— START Records —

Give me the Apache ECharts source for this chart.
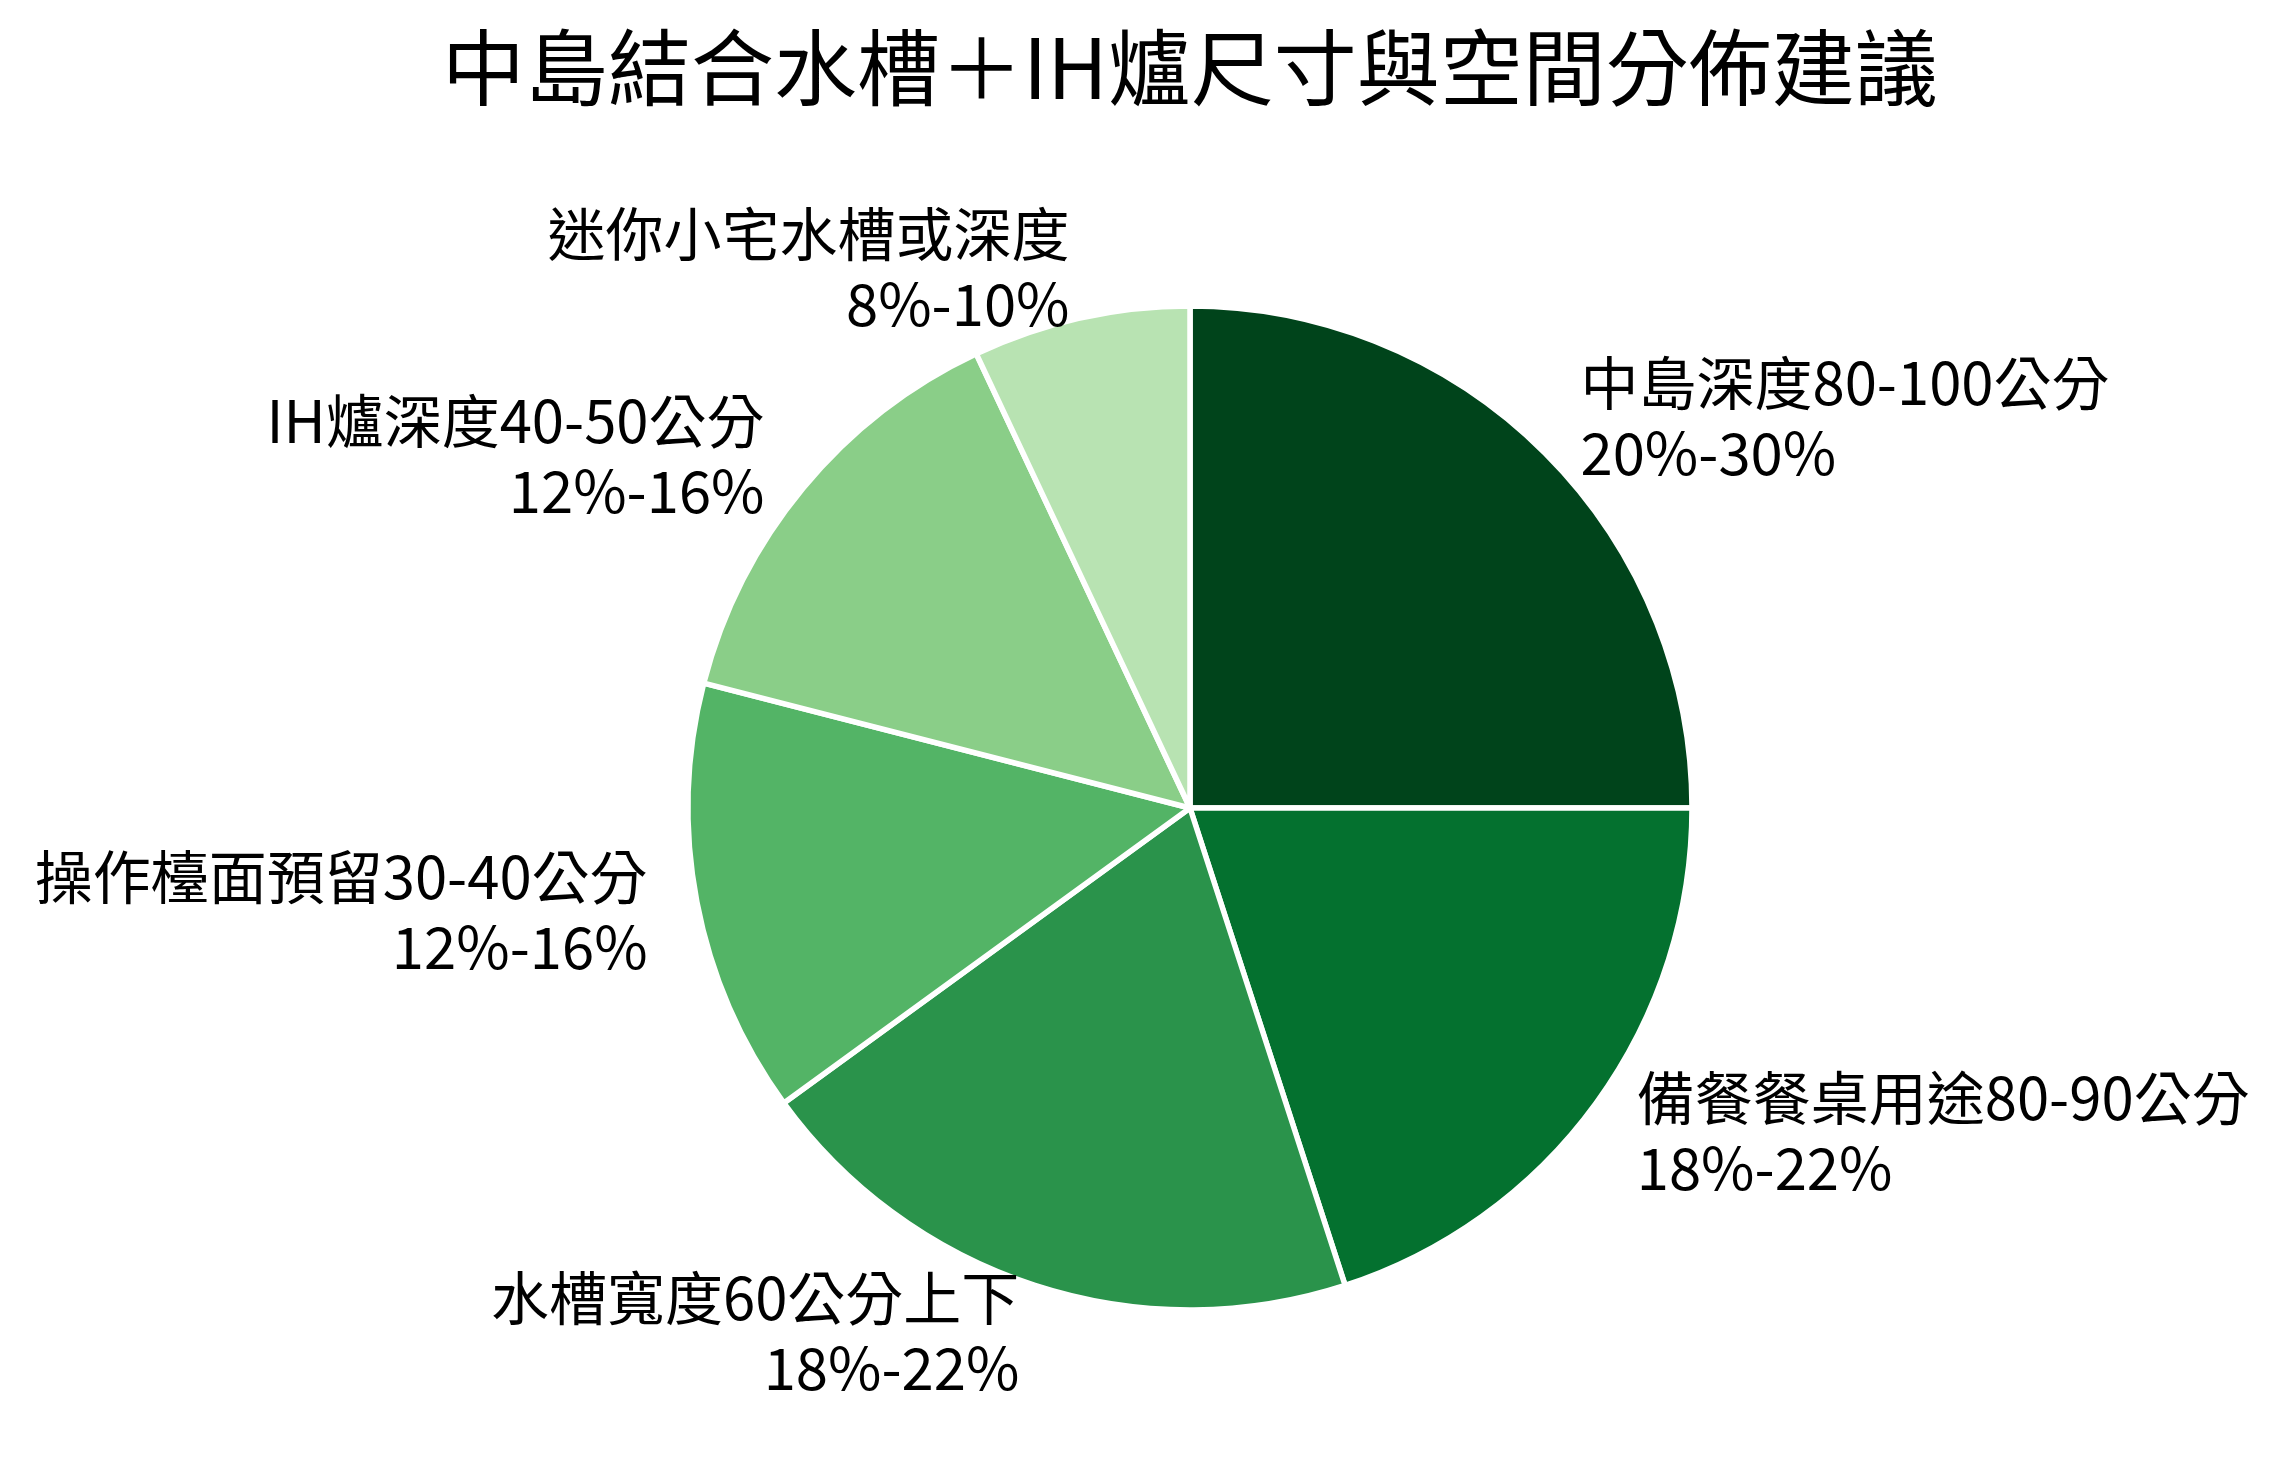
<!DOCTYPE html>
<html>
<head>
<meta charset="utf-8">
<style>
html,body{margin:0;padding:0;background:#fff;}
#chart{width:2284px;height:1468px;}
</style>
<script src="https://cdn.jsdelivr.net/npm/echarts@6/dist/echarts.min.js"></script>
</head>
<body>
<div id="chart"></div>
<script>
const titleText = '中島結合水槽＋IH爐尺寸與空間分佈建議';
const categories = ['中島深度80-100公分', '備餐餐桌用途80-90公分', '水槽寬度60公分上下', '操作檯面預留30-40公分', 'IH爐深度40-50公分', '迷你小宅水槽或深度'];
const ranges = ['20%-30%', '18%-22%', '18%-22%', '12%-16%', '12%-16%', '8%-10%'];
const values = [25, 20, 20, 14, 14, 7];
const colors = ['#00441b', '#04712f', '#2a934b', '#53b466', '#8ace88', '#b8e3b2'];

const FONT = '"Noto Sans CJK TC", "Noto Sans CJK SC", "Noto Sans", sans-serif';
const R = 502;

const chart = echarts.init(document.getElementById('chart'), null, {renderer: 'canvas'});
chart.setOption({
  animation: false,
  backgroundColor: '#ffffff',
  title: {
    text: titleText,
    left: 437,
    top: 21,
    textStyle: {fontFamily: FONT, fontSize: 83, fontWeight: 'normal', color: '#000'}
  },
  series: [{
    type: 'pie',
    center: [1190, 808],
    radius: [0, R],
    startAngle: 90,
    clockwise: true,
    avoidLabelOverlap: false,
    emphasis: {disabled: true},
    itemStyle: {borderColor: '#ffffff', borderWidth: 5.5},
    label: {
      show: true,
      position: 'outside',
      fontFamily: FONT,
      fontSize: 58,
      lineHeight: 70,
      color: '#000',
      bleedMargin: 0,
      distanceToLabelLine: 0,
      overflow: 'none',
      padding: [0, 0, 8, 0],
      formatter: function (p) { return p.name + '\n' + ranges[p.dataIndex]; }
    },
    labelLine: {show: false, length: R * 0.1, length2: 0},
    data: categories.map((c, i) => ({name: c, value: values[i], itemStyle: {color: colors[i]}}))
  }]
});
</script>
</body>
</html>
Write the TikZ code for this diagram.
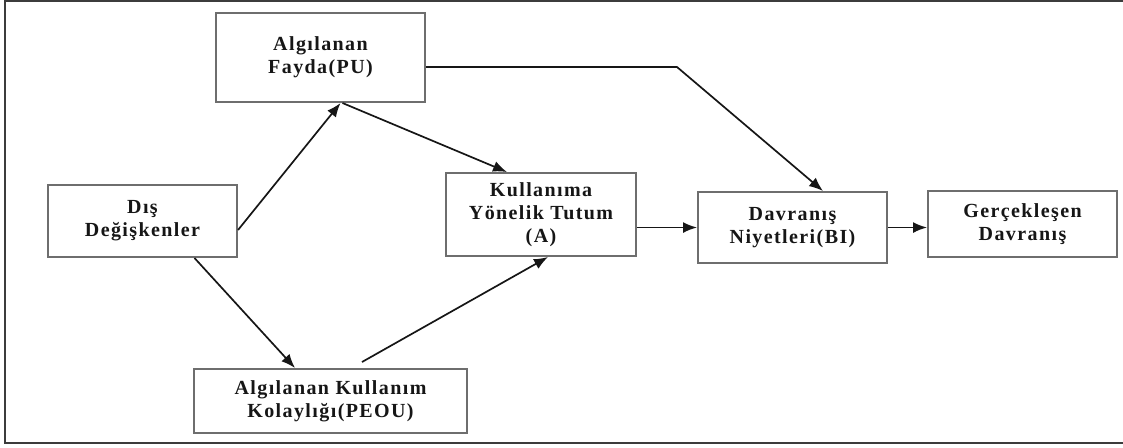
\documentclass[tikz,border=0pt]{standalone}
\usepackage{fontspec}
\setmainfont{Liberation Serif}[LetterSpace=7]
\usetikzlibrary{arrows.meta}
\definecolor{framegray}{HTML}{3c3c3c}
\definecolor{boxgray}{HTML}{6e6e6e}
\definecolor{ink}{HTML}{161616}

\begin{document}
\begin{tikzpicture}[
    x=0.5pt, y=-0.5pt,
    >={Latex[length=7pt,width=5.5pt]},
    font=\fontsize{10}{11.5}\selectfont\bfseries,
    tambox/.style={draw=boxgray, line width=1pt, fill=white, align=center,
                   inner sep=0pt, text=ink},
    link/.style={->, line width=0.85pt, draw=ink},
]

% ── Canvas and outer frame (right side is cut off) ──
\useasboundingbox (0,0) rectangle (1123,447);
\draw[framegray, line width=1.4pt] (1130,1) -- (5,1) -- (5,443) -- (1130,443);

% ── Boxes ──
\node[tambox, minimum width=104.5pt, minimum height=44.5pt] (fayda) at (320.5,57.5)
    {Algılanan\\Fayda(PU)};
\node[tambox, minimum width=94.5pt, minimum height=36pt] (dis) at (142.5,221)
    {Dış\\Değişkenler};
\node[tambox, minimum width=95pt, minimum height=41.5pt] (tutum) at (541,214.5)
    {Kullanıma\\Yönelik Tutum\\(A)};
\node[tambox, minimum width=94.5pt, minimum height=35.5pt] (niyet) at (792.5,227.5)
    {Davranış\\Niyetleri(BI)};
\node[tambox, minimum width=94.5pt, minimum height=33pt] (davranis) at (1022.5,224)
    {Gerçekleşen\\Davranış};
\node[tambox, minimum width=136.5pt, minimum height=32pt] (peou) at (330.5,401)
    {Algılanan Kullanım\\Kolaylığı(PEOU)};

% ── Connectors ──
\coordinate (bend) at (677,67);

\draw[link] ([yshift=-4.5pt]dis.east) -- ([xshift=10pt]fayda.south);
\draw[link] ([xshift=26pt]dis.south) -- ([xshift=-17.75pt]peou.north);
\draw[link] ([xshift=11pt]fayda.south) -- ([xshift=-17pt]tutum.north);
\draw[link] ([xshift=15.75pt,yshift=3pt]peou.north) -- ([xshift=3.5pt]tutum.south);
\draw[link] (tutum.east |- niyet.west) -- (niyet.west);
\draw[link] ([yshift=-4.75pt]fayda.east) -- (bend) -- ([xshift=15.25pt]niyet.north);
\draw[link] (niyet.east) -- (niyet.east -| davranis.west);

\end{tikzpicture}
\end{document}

— END Records —

■ Brief ■
Write out all the entries word for word, but skip any images.

■ The completed task ■
Give me the Apache ECharts source for this chart.
<!DOCTYPE html>
<html>
<head>
<meta charset="utf-8">
<style>
html,body{margin:0;padding:0;background:#fff;}
#chart{width:2284px;height:1468px;}
</style>
<script src="https://cdn.jsdelivr.net/npm/echarts@6/dist/echarts.min.js"></script>
</head>
<body>
<div id="chart"></div>
<script>
const titleText = '中島結合水槽＋IH爐尺寸與空間分佈建議';
const categories = ['中島深度80-100公分', '備餐餐桌用途80-90公分', '水槽寬度60公分上下', '操作檯面預留30-40公分', 'IH爐深度40-50公分', '迷你小宅水槽或深度'];
const ranges = ['20%-30%', '18%-22%', '18%-22%', '12%-16%', '12%-16%', '8%-10%'];
const values = [25, 20, 20, 14, 14, 7];
const colors = ['#00441b', '#04712f', '#2a934b', '#53b466', '#8ace88', '#b8e3b2'];

const FONT = '"Noto Sans CJK TC", "Noto Sans CJK SC", "Noto Sans", sans-serif';
const R = 502;

const chart = echarts.init(document.getElementById('chart'), null, {renderer: 'canvas'});
chart.setOption({
  animation: false,
  backgroundColor: '#ffffff',
  title: {
    text: titleText,
    left: 437,
    top: 21,
    textStyle: {fontFamily: FONT, fontSize: 83, fontWeight: 'normal', color: '#000'}
  },
  series: [{
    type: 'pie',
    center: [1190, 808],
    radius: [0, R],
    startAngle: 90,
    clockwise: true,
    avoidLabelOverlap: false,
    emphasis: {disabled: true},
    itemStyle: {borderColor: '#ffffff', borderWidth: 5.5},
    label: {
      show: true,
      position: 'outside',
      fontFamily: FONT,
      fontSize: 58,
      lineHeight: 70,
      color: '#000',
      bleedMargin: 0,
      distanceToLabelLine: 0,
      overflow: 'none',
      padding: [0, 0, 8, 0],
      formatter: function (p) { return p.name + '\n' + ranges[p.dataIndex]; }
    },
    labelLine: {show: false, length: R * 0.1, length2: 0},
    data: categories.map((c, i) => ({name: c, value: values[i], itemStyle: {color: colors[i]}}))
  }]
});
</script>
</body>
</html>
Write the TikZ code for this diagram.
\documentclass[tikz,border=0pt]{standalone}
\usepackage{fontspec}
\setmainfont{Liberation Serif}[LetterSpace=7]
\usetikzlibrary{arrows.meta}
\definecolor{framegray}{HTML}{3c3c3c}
\definecolor{boxgray}{HTML}{6e6e6e}
\definecolor{ink}{HTML}{161616}

\begin{document}
\begin{tikzpicture}[
    x=0.5pt, y=-0.5pt,
    >={Latex[length=7pt,width=5.5pt]},
    font=\fontsize{10}{11.5}\selectfont\bfseries,
    tambox/.style={draw=boxgray, line width=1pt, fill=white, align=center,
                   inner sep=0pt, text=ink},
    link/.style={->, line width=0.85pt, draw=ink},
]

% ── Canvas and outer frame (right side is cut off) ──
\useasboundingbox (0,0) rectangle (1123,447);
\draw[framegray, line width=1.4pt] (1130,1) -- (5,1) -- (5,443) -- (1130,443);

% ── Boxes ──
\node[tambox, minimum width=104.5pt, minimum height=44.5pt] (fayda) at (320.5,57.5)
    {Algılanan\\Fayda(PU)};
\node[tambox, minimum width=94.5pt, minimum height=36pt] (dis) at (142.5,221)
    {Dış\\Değişkenler};
\node[tambox, minimum width=95pt, minimum height=41.5pt] (tutum) at (541,214.5)
    {Kullanıma\\Yönelik Tutum\\(A)};
\node[tambox, minimum width=94.5pt, minimum height=35.5pt] (niyet) at (792.5,227.5)
    {Davranış\\Niyetleri(BI)};
\node[tambox, minimum width=94.5pt, minimum height=33pt] (davranis) at (1022.5,224)
    {Gerçekleşen\\Davranış};
\node[tambox, minimum width=136.5pt, minimum height=32pt] (peou) at (330.5,401)
    {Algılanan Kullanım\\Kolaylığı(PEOU)};

% ── Connectors ──
\coordinate (bend) at (677,67);

\draw[link] ([yshift=-4.5pt]dis.east) -- ([xshift=10pt]fayda.south);
\draw[link] ([xshift=26pt]dis.south) -- ([xshift=-17.75pt]peou.north);
\draw[link] ([xshift=11pt]fayda.south) -- ([xshift=-17pt]tutum.north);
\draw[link] ([xshift=15.75pt,yshift=3pt]peou.north) -- ([xshift=3.5pt]tutum.south);
\draw[link] (tutum.east |- niyet.west) -- (niyet.west);
\draw[link] ([yshift=-4.75pt]fayda.east) -- (bend) -- ([xshift=15.25pt]niyet.north);
\draw[link] (niyet.east) -- (niyet.east -| davranis.west);

\end{tikzpicture}
\end{document}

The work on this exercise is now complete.